Внутри собора есть еще много чего интересного и даже важного, но понятно же, что после «Голгофы» лампочка внимания выгорает и следует остановиться на какое-то время, взять паузу за столиком уличного кафе, чтобы под кофе включить впечатления на перемотку, найти место, где можно заархивировать часть частностей. Чтобы из всего остального почти на бегу, на скорую руку наварить варенья, по консистенции и цвету похожего на облепиховое.
Тем более что уличный сироп выходной Кремоны, идеально походящий для прогулки, – примерно такого же света. Для разминки затекшего зрения нужно обойти Дуомо по кругу, это отдельный, неповторимый аттракцион, а затем вернуться на Кафедральную площадь с другой стороны уже немного иным человеком, обогащенным знанием кирпичной изнанки.
Площадь вокруг маленькая, неровная, заставленная рухлядью, точно бабушкина кладовка, словно за всем этим хозяйством никто не ходит и оно постепенно приходит в негодность.
Тем более что рядом – все та же «всюду жизнь», и мигранты толпами163, и мамки с колясками – их примерно столько же, сколько мигрантов, и старички-одуванчики, да все парами, парами, под ручку.

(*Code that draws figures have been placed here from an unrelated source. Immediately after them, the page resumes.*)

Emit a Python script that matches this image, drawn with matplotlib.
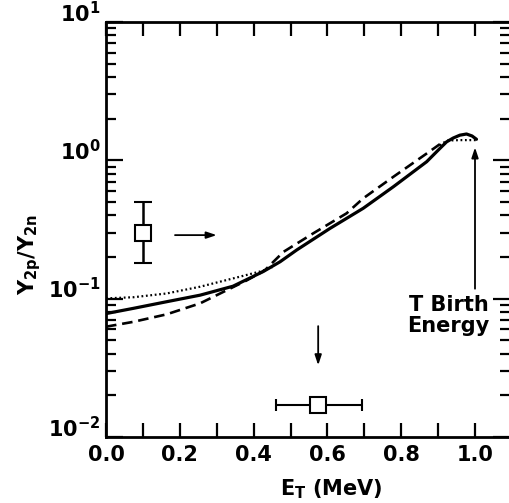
import matplotlib
matplotlib.use("Agg")
import matplotlib.pyplot as plt
import numpy as np
from matplotlib.ticker import MultipleLocator, LogLocator, NullFormatter, FixedLocator

plt.rcParams['font.family'] = ['DejaVu Sans']
plt.rcParams['font.weight'] = 'bold'
plt.rcParams['mathtext.fontset'] = 'custom'
plt.rcParams['mathtext.rm'] = 'DejaVu Sans:bold'
plt.rcParams['mathtext.bf'] = 'DejaVu Sans:bold'
plt.rcParams['mathtext.it'] = 'DejaVu Sans:bold'

# Solid curve
solid_x = [0.0, 0.074, 0.164, 0.255, 0.344, 0.426, 0.472, 0.517, 0.607, 0.697,
           0.779, 0.869, 0.905, 0.923, 0.941, 0.959, 0.977, 0.992, 1.004]
solid_y = [0.0780, 0.0851, 0.0950, 0.106, 0.123, 0.157, 0.185, 0.225, 0.322, 0.450,
           0.645, 0.977, 1.22, 1.36, 1.45, 1.52, 1.55, 1.50, 1.42]
# Dashed curve
dash_x = [0.0, 0.074, 0.164, 0.255, 0.327, 0.38, 0.43, 0.481, 0.562, 0.652,
          0.697, 0.779, 0.869, 0.905]
dash_y = [0.0627, 0.068, 0.077, 0.0925, 0.115, 0.135, 0.160, 0.218, 0.297, 0.414,
          0.531, 0.761, 1.12, 1.31]
# Dotted curve (two segments)
dot1_x = [0.0, 0.074, 0.164, 0.255, 0.344, 0.417, 0.45]
dot1_y = [0.1005, 0.1024, 0.109, 0.122, 0.140, 0.157, 0.168]
dot2_x = [0.905, 0.923, 0.959, 0.977, 1.004]
dot2_y = [1.28, 1.39, 1.40, 1.40, 1.40]

# Data points
pt1_x, pt1_y, pt1_lo, pt1_hi = 0.1, 0.298, 0.18, 0.50
pt2_x, pt2_y, pt2_xlo, pt2_xhi = 0.575, 0.017, 0.461, 0.694

xticks = [0.0, 0.2, 0.4, 0.6, 0.8, 1.0]
xticklabels = ['0.0', '0.2', '0.4', '0.6', '0.8', '1.0']

fig = plt.figure(figsize=(5.09, 5.03), dpi=100)
ax = fig.add_axes([106/509, 1-437/503, 404/509, (437-22)/503])

ax.plot(solid_x, solid_y, color='black', lw=2.3, solid_capstyle='round', solid_joinstyle='round')
ax.plot(dash_x, dash_y, color='black', lw=1.9, dashes=(4, 2.2))
ax.plot(dot1_x, dot1_y, color='black', lw=1.6, linestyle=(0, (0.8, 1.2)))
ax.plot(dot2_x, dot2_y, color='black', lw=1.6, linestyle=(0, (0.8, 1.2)))

ax.errorbar([pt1_x], [pt1_y], yerr=[[pt1_y - pt1_lo], [pt1_hi - pt1_y]], fmt='s',
            ms=12, mfc='white', mec='black', mew=1.5, ecolor='black', elinewidth=1.8,
            capsize=6.5, capthick=1.8)
ax.errorbar([pt2_x], [pt2_y], xerr=[[pt2_x - pt2_xlo], [pt2_xhi - pt2_x]], fmt='s',
            ms=12, mfc='white', mec='black', mew=1.5, ecolor='black', elinewidth=1.5,
            capsize=4, capthick=1.5)

arrow = dict(arrowstyle='-|>,head_length=0.6,head_width=0.2', color='black', lw=1.3,
             shrinkA=0, shrinkB=0)
ax.annotate('', xy=(0.30, 0.288), xytext=(0.187, 0.288), arrowprops=arrow)
ax.annotate('', xy=(0.575, 0.033), xytext=(0.575, 0.0633), arrowprops=arrow)
ax.annotate('', xy=(1.0, 1.24), xytext=(1.0, 0.118), arrowprops=arrow)

ax.text(1.038, 0.076, 'T Birth\nEnergy', ha='right', va='center', fontsize=15,
        fontweight='bold', linespacing=1.05)

ax.set_yscale('log')
ax.set_xlim(0, 404/369)
ax.set_ylim(0.01, 10)

ax.xaxis.set_major_locator(FixedLocator(xticks))
ax.set_xticklabels(xticklabels)
ax.xaxis.set_minor_locator(MultipleLocator(0.1))
ax.yaxis.set_major_locator(LogLocator(base=10, numticks=10))
ax.yaxis.set_minor_locator(LogLocator(base=10, subs=np.arange(2, 10), numticks=10))
ax.yaxis.set_minor_formatter(NullFormatter())

ax.tick_params(axis='both', which='both', direction='in', top=True, right=True,
               labelsize=15, width=1.6)
ax.tick_params(axis='x', which='both', length=10, pad=6)
ax.tick_params(axis='y', which='major', length=12, pad=4)
ax.tick_params(axis='y', which='minor', length=7)
for lab in ax.get_xticklabels() + ax.get_yticklabels():
    lab.set_fontweight('bold')
for lab in ax.get_yticklabels():
    lab.set_verticalalignment('baseline')

ax.text(0.558, -0.140, r'E$_\mathregular{T}$ (MeV)', transform=ax.transAxes,
        ha='center', va='baseline', fontsize=15, fontweight='bold')
ax.set_ylabel(r'Y$_\mathregular{2p}$/Y$_\mathregular{2n}$', fontsize=15, fontweight='bold')
ax.yaxis.set_label_coords(-0.155, 0.44)
for s in ax.spines.values():
    s.set_linewidth(2)

fig.savefig('out.png', dpi=100)
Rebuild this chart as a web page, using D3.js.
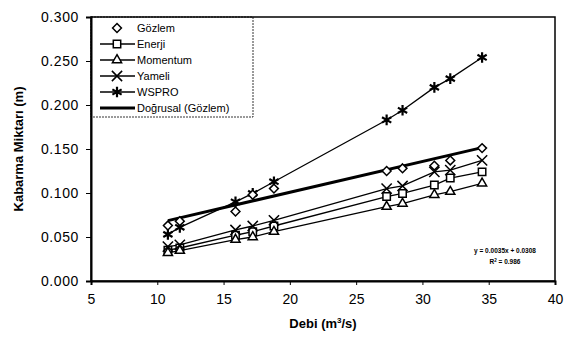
<!DOCTYPE html>
<html>
<head>
<meta charset="utf-8">
<script src="https://cdn.jsdelivr.net/npm/d3@7"></script>
<style>
  body { margin: 0; background: #fff; }
  text { font-family: "Liberation Sans", Arial, sans-serif; fill: #000; }
</style>
</head>
<body>
<div id="chart"></div>
<script>
// data
var debi = [10.8, 11.7, 15.9, 17.2, 18.8, 27.3, 28.5, 30.9, 32.1, 34.5];
var gozlem = [0.063, 0.068, 0.079, 0.098, 0.105, 0.125, 0.128, 0.131, 0.137, 0.151];
var enerji = [0.035, 0.0375, 0.052, 0.056, 0.0625, 0.096, 0.0995, 0.109, 0.117, 0.124];
var momentum = [0.032, 0.0345, 0.047, 0.050, 0.056, 0.0845, 0.088, 0.098, 0.1015, 0.111];
var yameli = [0.039, 0.041, 0.058, 0.0625, 0.069, 0.105, 0.108, 0.124, 0.126, 0.137];
var wspro = [0.053, 0.061, 0.090, 0.0996, 0.1128, 0.183, 0.194, 0.220, 0.230, 0.254];
var trendSlope = 0.0035;
var trendIntercept = 0.0308;
var trendR2 = "0.986";
var xTicks = [5, 10, 15, 20, 25, 30, 35, 40];
var yTicks = [0, 0.05, 0.1, 0.15, 0.2, 0.25, 0.3];

var width = 573;
var height = 345;
var margin = { left: 91, right: 18, top: 17, bottom: 64 };

var svg = d3.select("#chart").append("svg")
    .attr("width", width)
    .attr("height", height);

var x = d3.scaleLinear().domain([5, 40]).range([margin.left, width - margin.right]);
var y = d3.scaleLinear().domain([0, 0.3]).range([height - margin.bottom, margin.top]);

// series
var series = [
    { name: "Enerji", values: enerji, symbol: d3.symbolSquare2, size: 70, line: true },
    { name: "Momentum", values: momentum, symbol: d3.symbolTriangle2, size: 60, line: true },
    { name: "Yameli", values: yameli, symbol: d3.symbolX, size: 70, line: true },
    { name: "WSPRO", values: wspro, symbol: d3.symbolAsterisk, size: 80, line: true },
    { name: "Gözlem", values: gozlem, symbol: d3.symbolDiamond2, size: 50, line: false }
];

var line = d3.line()
    .x(function (d) { return x(d[0]); })
    .y(function (d) { return y(d[1]); });

series.forEach(function (s) {
    var pts = debi.map(function (d, i) { return [d, s.values[i]]; });
    if (s.line) {
        svg.append("path")
            .datum(pts)
            .attr("fill", "none")
            .attr("stroke", "#000")
            .attr("stroke-width", 1.3)
            .attr("d", line);
    }
});

// trend line of Gözlem
var trendPts = d3.extent(debi).map(function (d) { return [d, trendSlope * d + trendIntercept]; });
svg.append("path")
    .datum(trendPts)
    .attr("fill", "none")
    .attr("stroke", "#000")
    .attr("stroke-width", 3)
    .attr("d", line);

series.forEach(function (s) {
    var pts = debi.map(function (d, i) { return [d, s.values[i]]; });
    svg.append("g").selectAll("path")
        .data(pts)
        .join("path")
        .attr("transform", function (d) { return `translate(${x(d[0])}, ${y(d[1])})`; })
        .attr("d", d3.symbol().type(s.symbol).size(s.size))
        .attr("fill", s.symbol === d3.symbolX || s.symbol === d3.symbolAsterisk ? "none" : "#fff")
        .attr("stroke", "#000")
        .attr("stroke-width", s.symbol === d3.symbolAsterisk ? 2.2 : 1.5);
});

// trend equation
svg.append("text")
    .attr("x", 505).attr("y", 253)
    .attr("text-anchor", "middle")
    .style("font-size", "6.5px")
    .style("font-weight", "bold")
    .text("y = " + trendSlope + "x + " + trendIntercept);
var r2 = svg.append("text")
    .attr("x", 505).attr("y", 264)
    .attr("text-anchor", "middle")
    .style("font-size", "6.5px")
    .style("font-weight", "bold");
r2.append("tspan").text("R");
r2.append("tspan").attr("dy", -2).style("font-size", "4.5px").text("2");
r2.append("tspan").attr("dy", 2).text(" = " + trendR2);

// legend
var legendItems = [
    { name: "Gözlem", symbol: d3.symbolDiamond2, size: 50, line: 0 },
    { name: "Enerji", symbol: d3.symbolSquare2, size: 70, line: 1 },
    { name: "Momentum", symbol: d3.symbolTriangle2, size: 60, line: 1 },
    { name: "Yameli", symbol: d3.symbolX, size: 70, line: 1 },
    { name: "WSPRO", symbol: d3.symbolAsterisk, size: 80, line: 1 },
    { name: "Doğrusal (Gözlem)", symbol: null, size: 0, line: 3 }
];

var legend = svg.append("g");
legend.append("rect")
    .attr("x", x(5)).attr("y", y(0.3))
    .attr("width", 162).attr("height", 100)
    .attr("fill", "#fff").attr("stroke", "#000")
    .attr("stroke-width", 0.8).attr("stroke-dasharray", "2,1");

legendItems.forEach(function (item, i) {
    var ly = 28 + i * 16;
    if (item.line) {
        legend.append("line")
            .attr("x1", 100).attr("x2", 135)
            .attr("y1", ly).attr("y2", ly)
            .attr("stroke", "#000").attr("stroke-width", item.line === 3 ? 3 : 1.3);
    }
    if (item.symbol) {
        legend.append("path")
            .attr("transform", `translate(117, ${ly})`)
            .attr("d", d3.symbol().type(item.symbol).size(item.size))
            .attr("fill", item.symbol === d3.symbolX || item.symbol === d3.symbolAsterisk ? "none" : "#fff")
            .attr("stroke", "#000")
            .attr("stroke-width", item.symbol === d3.symbolAsterisk ? 2.2 : 1.5);
    }
    legend.append("text")
        .attr("x", 137).attr("y", ly + 4)
        .style("font-size", "11px")
        .text(item.name);
});

// plot frame and axes on top
svg.append("rect")
    .attr("x", x(5)).attr("y", y(0.3))
    .attr("width", x(40) - x(5)).attr("height", y(0) - y(0.3))
    .attr("fill", "none").attr("stroke", "#000").attr("stroke-width", 1.5);

var xAxis = svg.append("g")
    .attr("transform", `translate(0, ${y(0)})`)
    .call(d3.axisBottom(x).tickValues(xTicks).tickSize(4).tickPadding(9).tickFormat(d3.format("d")));
var yAxis = svg.append("g")
    .attr("transform", `translate(${x(5)}, 0)`)
    .call(d3.axisLeft(y).tickValues(yTicks).tickSize(5).tickPadding(7).tickFormat(d3.format(".3f")));

[xAxis, yAxis].forEach(function (g) {
    g.select(".domain").attr("stroke", "#000").attr("stroke-width", 2);
    g.selectAll(".tick line").attr("stroke", "#000");
    g.selectAll(".tick text")
        .style("font-size", "14px")
        .style("font-family", "'Liberation Sans', Arial, sans-serif");
});
yAxis.selectAll(".tick text").attr("letter-spacing", "0.6px");

// axis titles
svg.append("text")
    .attr("transform", `translate(23, ${(y(0) + y(0.3)) / 2}) rotate(-90)`)
    .attr("text-anchor", "middle")
    .style("font-size", "13px")
    .style("font-weight", "bold")
    .text("Kabarma Miktarı (m)");

var xt = svg.append("text")
    .attr("x", (x(5) + x(40)) / 2)
    .attr("y", 328)
    .attr("text-anchor", "middle")
    .style("font-size", "13px")
    .style("font-weight", "bold");
xt.append("tspan").text("Debi (m");
xt.append("tspan").attr("dy", -5).style("font-size", "8px").text("3");
xt.append("tspan").attr("dy", 5).text("/s)");
</script>
</body>
</html>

Раньше в таких челночных поездках на один день хотя бы «фрески» интересовали, а теперь вообще не описать, что именно. Всплески воздушных потоков? Пустыри между кварталами? Фонетические разногласия? Закаты, каждый из которых хочется упаковать в фольгу? Города, где никто даже не догадывается о моем существовании и в которых меня нет, даже без «как бы». Уже нет, еще не было и, скорее всего, не будет. Так хорошо, как обратная дорога в Мантую, так холодно, так странно.
Модена
В Модене началась золотая осень, светит солнце, понедельник и все закрыто, даже Дуомо, поэтому здесь я просто гуляю, «знакомлюсь с городом», «беру на пробу».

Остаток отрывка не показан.